NCETM Annual Conference 2009 - Professor Celia Hoyles

Mathematics teaching crucial to country’s
economic future, Conference hears

“The National Centre is a cornerstone of mathematical thinking, especially around the professional development of teachers of mathematics.”

With these words, National STEM Director Professor John Holman opened the 3rd Annual Conference of the National Centre for Excellence in the Teaching of Mathematics (NCETM).

The event at the Royal Society, in London on June 18, was attended by many key figures from the world of mathematics education who came to hear about and discuss the latest priorities for the continuing professional development (CPD) of teachers of mathematics.

The issues were clear:
  • Mathematics is crucial to the economic success of this country.
  • There must be no hiding places from mathematics in the curriculum.
  • Mathematics should continue to be studied post 16.
And, most importantly,
  • Teachers are essential to this mission of engagement, attainment and participation in mathematics at all levels.
In her keynote speech, ACME Chair Dame Julia Higgins spoke about the dangers of teaching to the test and the greater assessment role teachers should be empowered to take in the classroom. She also expressed hopes of a double GCSE Mathematics, leading to a much deeper understanding of the subject and greater numbers of students taking mathematics at A Level.

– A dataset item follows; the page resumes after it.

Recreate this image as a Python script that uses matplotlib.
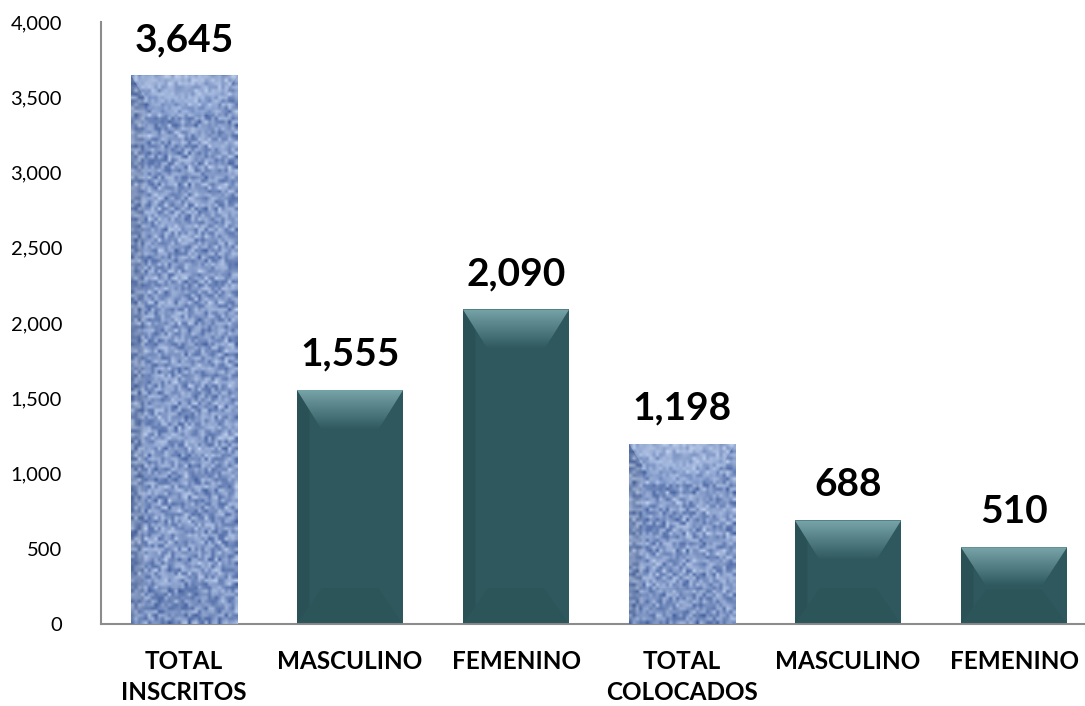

Dame Julia stressed the importance of the role of the NCETM in supporting teachers and signposting excellent mathematics CPD:

“There is one common thread and this is the critical issue of having teachers with the necessary skills, experience and confidence. Without effective CPD all these worthy aspirations are very difficult to achieve.”

Introducing the NCETM Annual Report 2009, National Centre Director Professor Celia Hoyles OBE outlined the Centre’s work in the last year to support teachers of mathematics. She then demonstrated some of the important recent developments to the web portal and described the significant increases in hits on the site since the changes were introduced.

A choice of workshops led by teachers, then offered participants the chance to get a flavour of some of the rich CPD experiences that have changed and improved classroom practice.

For example, in one, Tom Rainbow, of Ivybridge Community College, Devon, described how simply taking time to discuss division in depth with three pupils revealed all sorts of unseen misconceptions just beneath the surface, and how this process had had a profound impact on his teaching.

Panel discussions before and after lunch gave participants a chance to raise some wider questions:
  • How do we get consistency in the progression from primary to secondary mathematics?
  • How can we make the environment in schools and colleges more fertile to teachers returning from CPD so that the benefits don’t fade away?
  • How do we find time for reflection and ensure that we don’t only share good practice but transfer it?
Rounding up the day, Professor Holman said that during the very stimulating and important discussions that had taken place, he had been particularly struck by what had been said about the style as much as the content of CPD; and that the best CPD takes place not only in institutions but between them, in collaborative work.

The NCETM was well positioned to set the standard for that CPD, he believed, and this support would be essential for teachers of mathematics to meet the many challenges and pressures facing them in the future.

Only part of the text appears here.